┌─ SOURCE EXCERPT
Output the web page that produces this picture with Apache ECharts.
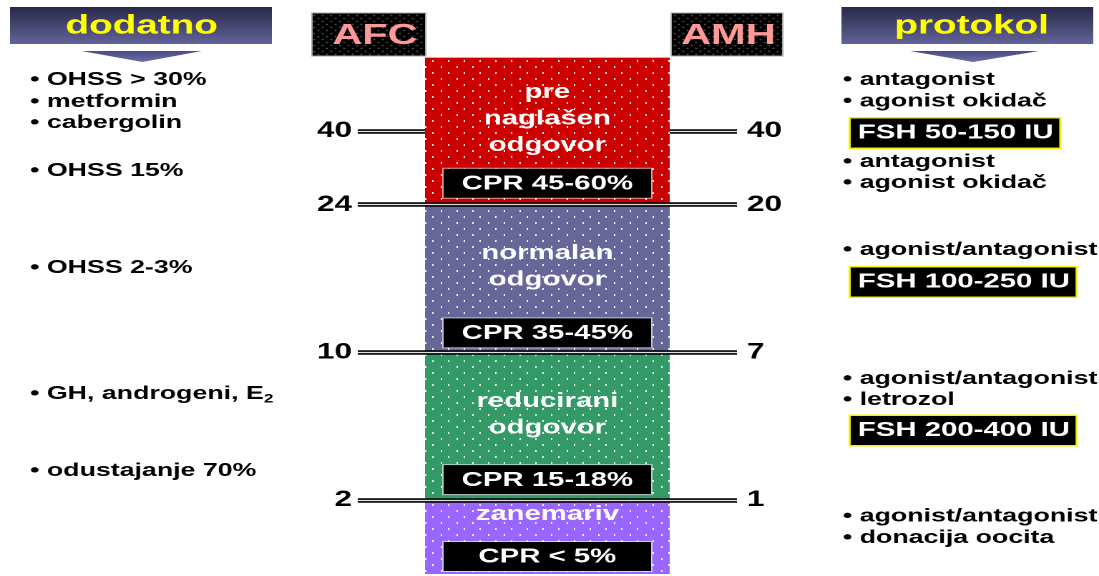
<!DOCTYPE html>
<html>
<head>
<meta charset="utf-8">
<script src="https://cdn.jsdelivr.net/npm/echarts@6/dist/echarts.min.js"></script>
<style>
  html, body { margin: 0; padding: 0; background: #fff; overflow: hidden; }
  /* the slide is laid out on a 4:3 stage (768 x 576) and stretched to the window width */
  #stage { width: 768px; height: 576px; transform: scaleX(1.4309896); transform-origin: 0 0; }
</style>
</head>
<body>
<div id="stage"></div>
<script>
// ---- response zones, listed bottom to top ----
const zoneNames = ['zanemariv', 'reducirani\nodgovor', 'normalan\nodgovor', 'pre\nnaglašen\nodgovor'];
const zoneSpan = [0.5, 1, 1, 1];               // height of each zone on the ordinal scale
const zoneCpr = ['CPR < 5%', 'CPR 15-18%', 'CPR 35-45%', 'CPR 45-60%'];
const zoneColors = ['#9966ff', '#339966', '#666699', '#cc0000'];

// ---- cut-offs on the shared ordinal scale ----
const cutPos = [0.5, 1.5, 2.5, 3];
const afcTicks = ['2', '10', '24', '40'];
const amhTicks = ['1', '7', '20', '40'];

// ---- side columns ----
const addOnText = ['OHSS > 30%', 'metformin', 'cabergolin', 'OHSS 15%', 'OHSS 2-3%', 'GH, androgeni, E|2', 'odustajanje 70%'];
const protocolText = ['antagonist', 'agonist okidač', 'antagonist', 'agonist okidač', 'agonist/antagonist',
                      'agonist/antagonist', 'letrozol', 'agonist/antagonist', 'donacija oocita'];
const fshDose = ['FSH 50-150 IU', 'FSH 100-250 IU', 'FSH 200-400 IU'];

const FONT = '"Liberation Sans", Arial, Helvetica, sans-serif';

const chart = echarts.init(document.getElementById('stage'), null, { devicePixelRatio: 2 });

// zone tops (cumulative), used to decide which cut-off lines run across the column
const zoneTop = [];
zoneSpan.reduce((acc, v, i) => (zoneTop[i] = acc + v), 0);
const scaleMax = zoneTop[zoneTop.length - 1];
const edgeCuts = cutPos.filter(p => zoneTop.slice(0, -1).includes(p));
const innerCuts = cutPos.filter(p => !edgeCuts.includes(p));

function tickFormatter(labels) {
  return v => {
    const i = cutPos.indexOf(v);
    return i >= 0 ? labels[i] : '';
  };
}

function doubleLine(pos) {
  return [
    { yAxis: pos, lineStyle: { color: '#000', width: 4.5, type: 'solid' } },
    { yAxis: pos, lineStyle: { color: '#e2e2e2', width: 1.2, type: 'solid' } }
  ];
}

const dotDecal = {
  symbol: 'rect',
  symbolSize: 1,
  color: 'rgba(255,255,255,0.92)',
  dashArrayX: [[1, 10], [0, 5, 1, 5]],
  dashArrayY: [2, 4]
};

const labelGap = [3, 6, 5, 7];

const series = zoneNames.map((name, i) => ({
  name: name,
  type: 'bar',
  stack: 'zones',
  barWidth: 171,
  data: [zoneSpan[i]],
  silent: true,
  itemStyle: { color: zoneColors[i], decal: dotDecal },
  label: {
    show: true,
    position: 'insideBottom',
    distance: labelGap[i],
    formatter: zoneCpr[i],
    color: '#fff',
    fontFamily: FONT,
    fontSize: 20.5,
    fontWeight: 'bold',
    lineHeight: 22,
    backgroundColor: '#000',
    borderColor: 'rgba(255,255,255,0.6)',
    borderWidth: 1,
    padding: [4, 4, 3, 4],
    width: 137,
    align: 'center'
  }
}));

// cut-offs inside a zone sit behind the column, zone edges are drawn across it
series[series.length - 1].markLine = {
  z: 1, silent: true, animation: false, symbol: ['none', 'none'],
  label: { show: false },
  data: innerCuts.flatMap(doubleLine)
};
series[0].markLine = {
  z: 6, silent: true, animation: false, symbol: ['none', 'none'],
  label: { show: false },
  data: edgeCuts.flatMap(doubleLine)
};

const axisCommon = {
  type: 'value', min: 0, max: scaleMax, interval: 0.5,
  axisLine: { show: false }, axisTick: { show: false }, splitLine: { show: false }
};

chart.setOption({
  animation: false,
  backgroundColor: '#fff',
  grid: { left: 250, right: 253, top: 57, bottom: 2 },
  xAxis: { type: 'category', data: [''], show: false },
  yAxis: [
    Object.assign({}, axisCommon, {
      position: 'left',
      axisLabel: { formatter: tickFormatter(afcTicks), color: '#000', fontFamily: FONT, fontSize: 22, fontWeight: 'bold', margin: 4 }
    }),
    Object.assign({}, axisCommon, {
      position: 'right',
      axisLabel: { formatter: tickFormatter(amhTicks), color: '#000', fontFamily: FONT, fontSize: 22, fontWeight: 'bold', margin: 7 }
    })
  ],
  series: series
});

// ---- decorations and text around the column ----
function dotPattern() {
  const c = document.createElement('canvas');
  c.width = 6; c.height = 6;
  const g = c.getContext('2d');
  g.fillStyle = '#000'; g.fillRect(0, 0, 6, 6);
  g.fillStyle = '#8c8c8c';
  g.fillRect(0, 0, 1, 1); g.fillRect(3, 3, 1, 1);
  return { image: c, repeat: 'repeat' };
}

const headGrad = { type: 'linear', x: 0, y: 0, x2: 0, y2: 1,
  colorStops: [{ offset: 0, color: '#29294a' }, { offset: 1, color: '#63639b' }] };
const arrowGrad = { type: 'linear', x: 0, y: 0, x2: 0, y2: 1,
  colorStops: [{ offset: 0, color: '#4c4c84' }, { offset: 1, color: '#6e6ea6' }] };

function header(x, w, arrow, text, tx) {
  return [
    { type: 'rect', shape: { x: x, y: 7, width: w, height: 37 }, style: { fill: headGrad } },
    { type: 'polygon', shape: { points: arrow }, style: { fill: arrowGrad } },
    { type: 'text', style: { text: text, x: tx, y: 26, align: 'center', verticalAlign: 'middle',
      fill: '#ffff00', fontFamily: FONT, fontSize: 27, fontWeight: 'bold' } }
  ];
}

function scaleBox(x, w, text, tx) {
  return [
    { type: 'rect', shape: { x: x, y: 13, width: w, height: 43 },
      style: { fill: dotPattern(), stroke: '#a8a8a8', lineWidth: 1 } },
    { type: 'text', style: { text: text, x: tx, y: 36, align: 'center', verticalAlign: 'middle',
      fill: '#ff9999', fontFamily: FONT, fontSize: 29, fontWeight: 'bold' } }
  ];
}

const bulletStyle = { fontFamily: FONT, fontSize: 18.7, fontWeight: 'bold', fill: '#000' };

function bullet(x, y, str) {
  if (str.includes('|')) {
    const [main, sub] = str.split('|');
    return { type: 'text', style: {
      text: '{b|• ' + main + '}{s|' + sub + '}', x: x, y: y, verticalAlign: 'middle',
      rich: {
        b: { fontFamily: FONT, fontSize: 18.7, fontWeight: 'bold', fill: '#000', lineHeight: 22, verticalAlign: 'middle' },
        s: { fontFamily: FONT, fontSize: 12, fontWeight: 'bold', fill: '#000', lineHeight: 12, verticalAlign: 'bottom' }
      } } };
  }
  return { type: 'text', style: Object.assign({ text: '• ' + str, x: x, y: y, verticalAlign: 'middle' }, bulletStyle) };
}

const addOnY = [80, 102, 123, 171, 268, 394, 471];
const protocolY = [80, 101.5, 162, 183, 250, 379, 400, 516.5, 538];
const fshY = [133, 282, 430.5];
const nameDrop = [0.095, 0.42, 0.42, 0.42];

const graphics = [];
graphics.push(...header(7, 183, [[57, 51], [141, 51], [99.5, 62]], 'dodatno', 99));
graphics.push(...header(588, 176, [[636, 51], [726, 51], [680, 62]], 'protokol', 679));
graphics.push(...scaleBox(218, 79.5, 'AFC', 262));
graphics.push(...scaleBox(469, 78, 'AMH', 509));

// thin light rim along the top of the column
const [colX, colTop] = chart.convertToPixel({ xAxisIndex: 0, yAxisIndex: 0 }, [0, scaleMax]);
graphics.push({ type: 'line', z: 10, shape: { x1: colX - 85.5, y1: colTop + 0.5, x2: colX + 85.5, y2: colTop + 0.5 },
  style: { stroke: '#f4a0a0', lineWidth: 1 } });

addOnText.forEach((t, i) => graphics.push(bullet(21, addOnY[i], t)));
protocolText.forEach((t, i) => graphics.push(bullet(589, protocolY[i], t)));
fshDose.forEach((t, i) => graphics.push({ type: 'text', style: {
  text: t, x: 594.5, y: fshY[i], verticalAlign: 'middle',
  fill: '#fff', fontFamily: FONT, fontSize: 20.5, fontWeight: 'bold', lineHeight: 22,
  backgroundColor: '#000', borderColor: '#f2f200', borderWidth: 1.5, padding: [4, 4, 3, 5]
} }));

zoneNames.forEach((name, i) => {
  const [cx, cy] = chart.convertToPixel({ xAxisIndex: 0, yAxisIndex: 0 }, [0, zoneTop[i] - nameDrop[i]]);
  graphics.push({ type: 'text', z: 10, style: {
    text: name, x: cx, y: cy, align: 'center', verticalAlign: 'middle',
    fill: '#fff', fontFamily: FONT, fontSize: 20.5, fontWeight: 'bold', lineHeight: 26.5
  } });
});

chart.setOption({ graphic: graphics });
</script>
</body>
</html>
└─
● **WHAT NEEDS TO BE DONE**
Begin at the first line of the data above and repeat each line exactly, stopping after the line containing "const zoneColors = ['#9966ff', '#339966', '#666699', '#cc0000'];". Omit the pictures.

● **EXPECTED ANSWER**
Output the web page that produces this picture with Apache ECharts.
<!DOCTYPE html>
<html>
<head>
<meta charset="utf-8">
<script src="https://cdn.jsdelivr.net/npm/echarts@6/dist/echarts.min.js"></script>
<style>
  html, body { margin: 0; padding: 0; background: #fff; overflow: hidden; }
  /* the slide is laid out on a 4:3 stage (768 x 576) and stretched to the window width */
  #stage { width: 768px; height: 576px; transform: scaleX(1.4309896); transform-origin: 0 0; }
</style>
</head>
<body>
<div id="stage"></div>
<script>
// ---- response zones, listed bottom to top ----
const zoneNames = ['zanemariv', 'reducirani\nodgovor', 'normalan\nodgovor', 'pre\nnaglašen\nodgovor'];
const zoneSpan = [0.5, 1, 1, 1];               // height of each zone on the ordinal scale
const zoneCpr = ['CPR < 5%', 'CPR 15-18%', 'CPR 35-45%', 'CPR 45-60%'];
const zoneColors = ['#9966ff', '#339966', '#666699', '#cc0000'];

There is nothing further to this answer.